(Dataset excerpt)

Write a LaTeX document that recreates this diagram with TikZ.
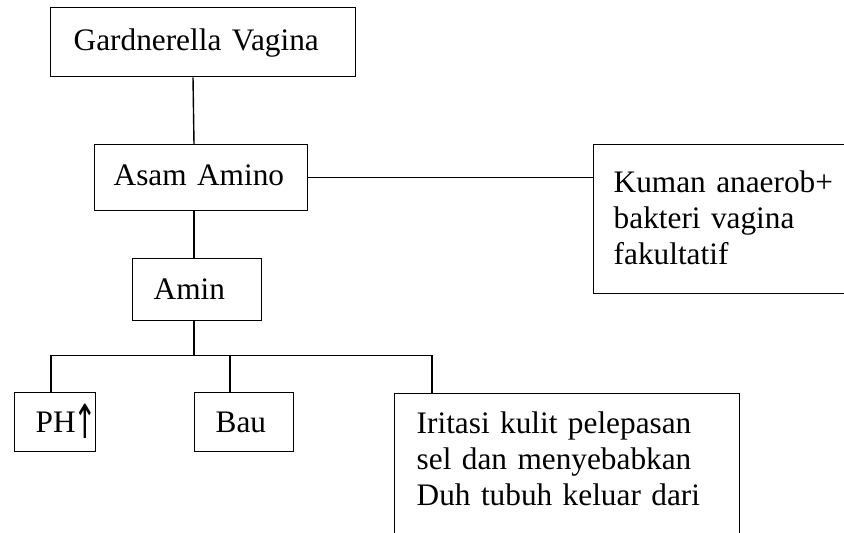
\documentclass[tikz,border=0pt]{standalone}
\usepackage{fontspec}
\usepackage{graphicx}
\setmainfont{Liberation Serif}
\newfontfamily\panah{DejaVu Sans}
\usetikzlibrary{calc}

\begin{document}
\begin{tikzpicture}[x=1pt,y=-1pt,line width=1.4pt]
\tikzset{every node/.style={font=\fontsize{31.3}{36}\selectfont},
  kotak/.style={draw,anchor=north west,inner xsep=20pt,inner ysep=0pt,align=left}}
\useasboundingbox (0,0) rectangle (844,533);
\clip (0,0) rectangle (844,533);

% Boxes (top left corners, sizes as in the scan)
\node[kotak,inner xsep=23pt,text width=259pt,text height=43pt,text depth=26pt] (gardner) at (50,7) {Gardnerella Vagina};
\node[kotak,inner xsep=19pt,text width=175pt,text height=41pt,text depth=25pt] (asam) at (94,144) {Asam Amino};
\node[kotak,inner xsep=21pt,text width=87pt,text height=41pt,text depth=21pt] (amin) at (132,258) {Amin};
\node[kotak,text width=260pt,text height=48pt,text depth=101pt] (kuman) at (593,144) {Kuman anaerob+\\bakteri vagina\\fakultatif};
\node[kotak,inner xsep=21pt,text width=39pt,text height=40pt,text depth=19pt] (ph) at (14,392) {PH\kern-2pt{\panah\raisebox{-6pt}{\scalebox{0.9}[1.5]{↑}}}};
\node[kotak,inner xsep=21pt,text width=57pt,text height=40pt,text depth=19pt] (bau) at (194,392) {Bau};
\node[kotak,inner xsep=22pt,text width=301pt,text height=40pt,text depth=160pt] (iritasi) at (394,393) {Iritasi kulit pelepasan\\sel dan menyebabkan\\Duh tubuh keluar dari};

% Connection points
\coordinate (gBawah) at ($(gardner.south west)+(143,0)$);
\coordinate (aAtas) at ($(asam.north west)+(100,0)$);
\coordinate (aBawah) at ($(asam.south west)+(100,0)$);
\coordinate (mAtas) at ($(amin.north west)+(62,0)$);
\coordinate (mBawah) at ($(amin.south west)+(62,0)$);
\coordinate (bus) at ($(mBawah)+(0,34)$);
\coordinate (pAtas) at ($(ph.north west)+(37,0)$);
\coordinate (bAtas) at ($(bau.north west)+(36,0)$);
\coordinate (iAtas) at ($(iritasi.north west)+(38,0)$);

% Lines
\draw (gBawah) -- (aAtas);
\draw (asam.east) -- (asam.east -| kuman.west);
\draw (aBawah) -- (mAtas);
\draw (mBawah) -- (bus);
\draw (pAtas) |- (bus) -| (iAtas);
\draw (bAtas) -- (bAtas |- bus);

\end{tikzpicture}
\end{document}
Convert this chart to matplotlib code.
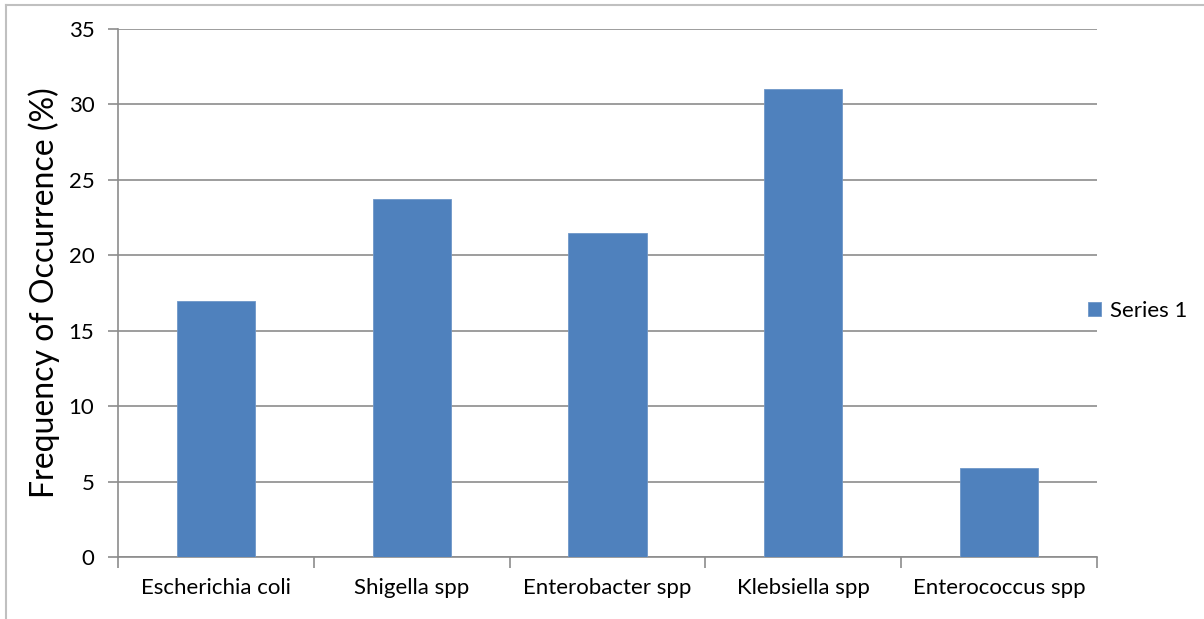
import matplotlib.pyplot as plt
from matplotlib.lines import Line2D

organisms = ['Escherichia coli', 'Shigella spp', 'Enterobacter spp',
             'Klebsiella spp', 'Enterococcus spp']
frequency = [17.0, 23.7, 21.5, 31.0, 5.9]
y_ticks = [0, 5, 10, 15, 20, 25, 30, 35]

plt.rcParams['font.family'] = ['Lato', 'DejaVu Sans']

fig = plt.figure(figsize=(12.04, 6.19), dpi=100)
ax = fig.add_axes([118 / 1204, 1 - 557 / 619, 979 / 1204, 528 / 619])

grid_col = '#8c8c8c'
ax.bar(range(len(organisms)), frequency, width=0.4, color='#4F81BD',
       edgecolor='#6f97c8', linewidth=0.6, zorder=3, label='Series 1')

ax.set_xlim(-0.5, len(organisms) - 0.5)
ax.set_ylim(0, 35)
ax.set_yticks(y_ticks)
ax.yaxis.grid(True, color=grid_col, linewidth=1.2, zorder=0)
ax.set_xticks(range(len(organisms)))
ax.set_xticklabels(organisms, fontsize=16)
ax.tick_params(axis='x', length=0, pad=15)
ax.set_xticks([i - 0.5 for i in range(len(organisms) + 1)], minor=True)
ax.tick_params(axis='x', which='minor', length=8, width=1.2, color=grid_col)
ax.tick_params(axis='y', length=7, width=1.2, color=grid_col, labelsize=16, pad=10)

for side in ['top', 'right']:
    ax.spines[side].set_visible(False)
for side in ['left', 'bottom']:
    ax.spines[side].set_color(grid_col)
    ax.spines[side].set_linewidth(1.2)

ax.set_ylabel('Frequency of Occurrence (%)', fontsize=23, labelpad=6)

handles, labels = ax.get_legend_handles_labels()
fig.legend(handles, labels, loc='center left', bbox_to_anchor=(1068 / 1204, 1 - 311 / 619),
           frameon=False, fontsize=16, handlelength=0.6, handleheight=0.6,
           handletextpad=0.4)

# outer chart frame
fig.add_artist(Line2D([6 / 1204, 6 / 1204], [0, 1 - 5 / 619], color='#c0c0c0', lw=1.5))
fig.add_artist(Line2D([6 / 1204, 1], [1 - 5 / 619, 1 - 5 / 619], color='#c0c0c0', lw=1.5))

fig.savefig('out.png', dpi=100)
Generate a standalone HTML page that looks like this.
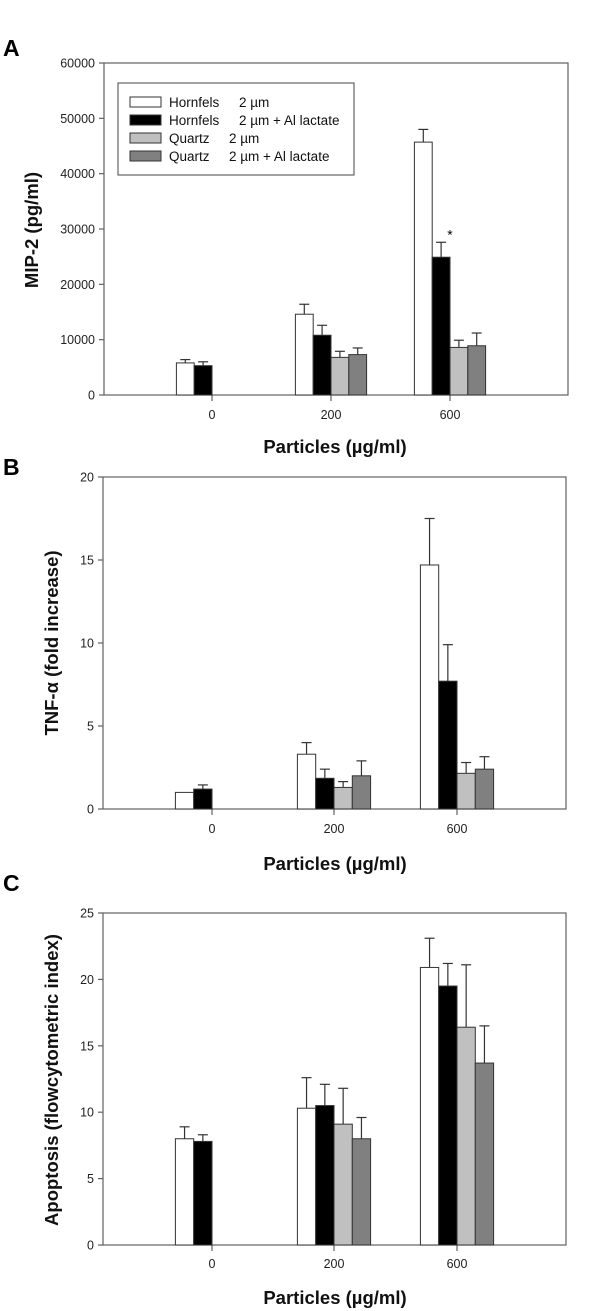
<!DOCTYPE html>
<html><head><meta charset="utf-8"><style>
html,body{margin:0;padding:0;background:#fff;}
svg{display:block;font-family:"Liberation Sans",Arial,sans-serif;}
</style></head><body>
<svg id="fig" width="600" height="1311" viewBox="0 0 600 1311" xmlns="http://www.w3.org/2000/svg"></svg>
<script>
const categories = ["0","200","600"];
const seriesNames = ["Hornfels 2 µm","Hornfels 2 µm + Al lactate","Quartz 2 µm","Quartz 2 µm + Al lactate"];
// Panel A: MIP-2 (pg/ml)
const mipValues = [[5800,14600,45700],[5300,10800,24900],[null,6800,8600],[null,7300,8900]];
const mipErrTop = [[6400,16400,48000],[6000,12600,27600],[null,7900,9900],[null,8500,11200]];
const mipTicks = [0,10000,20000,30000,40000,50000,60000];
// Panel B: TNF-alpha
const tnfValues = [[1.0,3.3,14.7],[1.2,1.85,7.7],[null,1.3,2.15],[null,2.0,2.4]];
const tnfErrTop = [[1.0,4.0,17.5],[1.45,2.4,9.9],[null,1.65,2.8],[null,2.9,3.15]];
const tnfTicks = [0,5,10,15,20];
// Panel C: Apoptosis
const apoValues = [[8.0,10.3,20.9],[7.8,10.5,19.5],[null,9.1,16.4],[null,8.0,13.7]];
const apoErrTop = [[8.9,12.6,23.1],[8.3,12.1,21.2],[null,11.8,21.1],[null,9.6,16.5]];
const apoTicks = [0,5,10,15,20,25];

const fills = ["#ffffff","#000000","#c0c0c0","#808080"];
const NS = "http://www.w3.org/2000/svg";
const svg = document.getElementById('fig');
function mk(tag, attrs, parent){const e=document.createElementNS(NS,tag);for(const k in attrs)e.setAttribute(k,attrs[k]);(parent||svg).appendChild(e);return e;}

function panel(cfg){
  const g = mk('g',{});
  
  
  const L=cfg.left,R=cfg.right,T=cfg.top,B=cfg.bottom;
  const ymax=cfg.ticks[cfg.ticks.length-1];
  const y=v=>B-(v/ymax)*(B-T);
  const x=i=>cfg.xc[i];
  const bw=cfg.bw;
  const frame=mk('rect',{x:L,y:T,width:R-L,height:B-T,fill:'none',stroke:'#606060','stroke-width':1.2},g);
  
  
  cfg.ticks.forEach(t=>{
    mk('line',{x1:L-5,x2:L,y1:y(t),y2:y(t),stroke:'#606060','stroke-width':1.2},g);
    const tx=mk('text',{x:L-9,y:y(t)+4.5,'text-anchor':'end','font-size':12.5,fill:'#222'},g);
    tx.textContent=t;
    
    
  });
  categories.forEach((c,i)=>{
    mk('line',{x1:x(i),x2:x(i),y1:B,y2:B+6,stroke:'#606060','stroke-width':1.2},g);
    const tx=mk('text',{x:x(i),y:cfg.tickY,'text-anchor':'middle','font-size':12.5,fill:'#222'},g);
    tx.textContent=c;
    
    
  });
  cfg.values.forEach((ser,s)=>{
    ser.forEach((v,i)=>{
      if(v==null)return;
      const bx=x(i)-2*bw+s*bw;
      const cx=bx+bw/2;
      const et=cfg.err[s][i];
      if(et!=null && et>v){
        mk('line',{x1:cx,x2:cx,y1:y(v),y2:y(et),stroke:'#333','stroke-width':1.2},g);
        mk('line',{x1:cx-5,x2:cx+5,y1:y(et),y2:y(et),stroke:'#333','stroke-width':1.2},g);
      }
      const r=mk('rect',{x:bx,y:y(v),width:bw,height:B-y(v),fill:fills[s],stroke:'#333','stroke-width':1},g);
      
      
    });
  });
  const xt=mk('text',{x:335,y:cfg.xTitleY,'text-anchor':'middle','font-size':18.5,'font-weight':'bold',fill:'#111'},g);
  xt.textContent='Particles (µg/ml)';
  
  
  const yt=mk('text',{x:0,y:0,'text-anchor':'middle','font-size':18.5,'font-weight':'bold',fill:'#111',transform:'translate('+cfg.yTitleX+','+cfg.yTitleY+') rotate(-90)'},g);
  yt.textContent=cfg.ytitle;
  
  
  const pl=mk('text',{x:3,y:cfg.letterY,'font-size':23,'font-weight':'bold',fill:'#000'},g);
  pl.textContent=cfg.letter;
  
  
  return {g,y,x,bw};
}

const A=panel({name:'panel-a-mip2',left:104,right:568,top:63,bottom:395,xc:[212,331,450],bw:17.8,ticks:mipTicks,values:mipValues,err:mipErrTop,tickY:419,xTitleY:453,yTitleX:38,yTitleY:230,ytitle:'MIP-2 (pg/ml)',letter:'A',letterY:56});
const star=mk('text',{x:A.x(2),y:A.y(mipErrTop[1][2])-3,'text-anchor':'middle','font-size':14,fill:'#000'},A.g);
star.textContent='*';


const lg=mk('g',{});


mk('rect',{x:118,y:83,width:236,height:92,fill:'#fff',stroke:'#444','stroke-width':1},lg);
const legA=[["Hornfels","2 µm"],["Hornfels","2 µm + Al lactate"],["Quartz","2 µm"],["Quartz","2 µm + Al lactate"]];
const col2=[239,239,229,229];
legA.forEach((t,i)=>{
  const yy=102+i*18;
  const e=mk('g',{},lg);
  
  
  mk('rect',{x:130,y:yy-5,width:31,height:10,fill:fills[i],stroke:'#333','stroke-width':1},e);
  const a=mk('text',{x:169,y:yy+5,'font-size':13.5,fill:'#111'},e);a.textContent=t[0];
  const b=mk('text',{x:col2[i],y:yy+5,'font-size':13.5,fill:'#111'},e);b.textContent=t[1];
});
panel({name:'panel-b-tnf',left:103,right:566,top:477,bottom:809,xc:[212,334,457],bw:18.3,ticks:tnfTicks,values:tnfValues,err:tnfErrTop,tickY:833,xTitleY:870,yTitleX:58,yTitleY:643,ytitle:'TNF-α (fold increase)',letter:'B',letterY:475});
panel({name:'panel-c-apoptosis',left:103,right:566,top:913,bottom:1245,xc:[212,334,457],bw:18.3,ticks:apoTicks,values:apoValues,err:apoErrTop,tickY:1268,xTitleY:1304,yTitleX:58,yTitleY:1080,ytitle:'Apoptosis (flowcytometric index)',letter:'C',letterY:891});
</script>
</body></html>
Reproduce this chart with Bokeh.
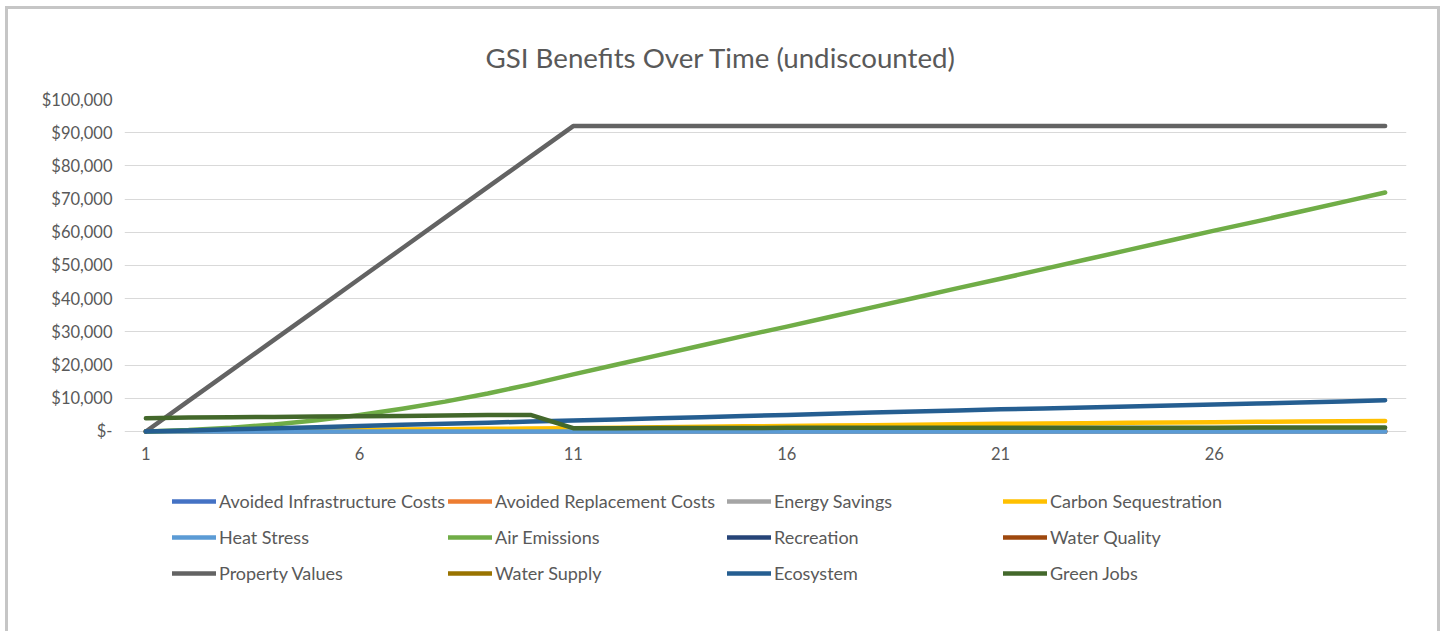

• Required work: Go up to the line with "Convert this chart to matplotlib code." and retype exactly from there through the line with "edgecolor='#6f97c8', linewidth=0.6, zorder=3, label='Series". Leave out pictures.

• Answer to this exercise:
Convert this chart to matplotlib code.
import matplotlib.pyplot as plt
from matplotlib.lines import Line2D

organisms = ['Escherichia coli', 'Shigella spp', 'Enterobacter spp',
             'Klebsiella spp', 'Enterococcus spp']
frequency = [17.0, 23.7, 21.5, 31.0, 5.9]
y_ticks = [0, 5, 10, 15, 20, 25, 30, 35]

plt.rcParams['font.family'] = ['Lato', 'DejaVu Sans']

fig = plt.figure(figsize=(12.04, 6.19), dpi=100)
ax = fig.add_axes([118 / 1204, 1 - 557 / 619, 979 / 1204, 528 / 619])

grid_col = '#8c8c8c'
ax.bar(range(len(organisms)), frequency, width=0.4, color='#4F81BD',
       edgecolor='#6f97c8', linewidth=0.6, zorder=3, label='Series 1')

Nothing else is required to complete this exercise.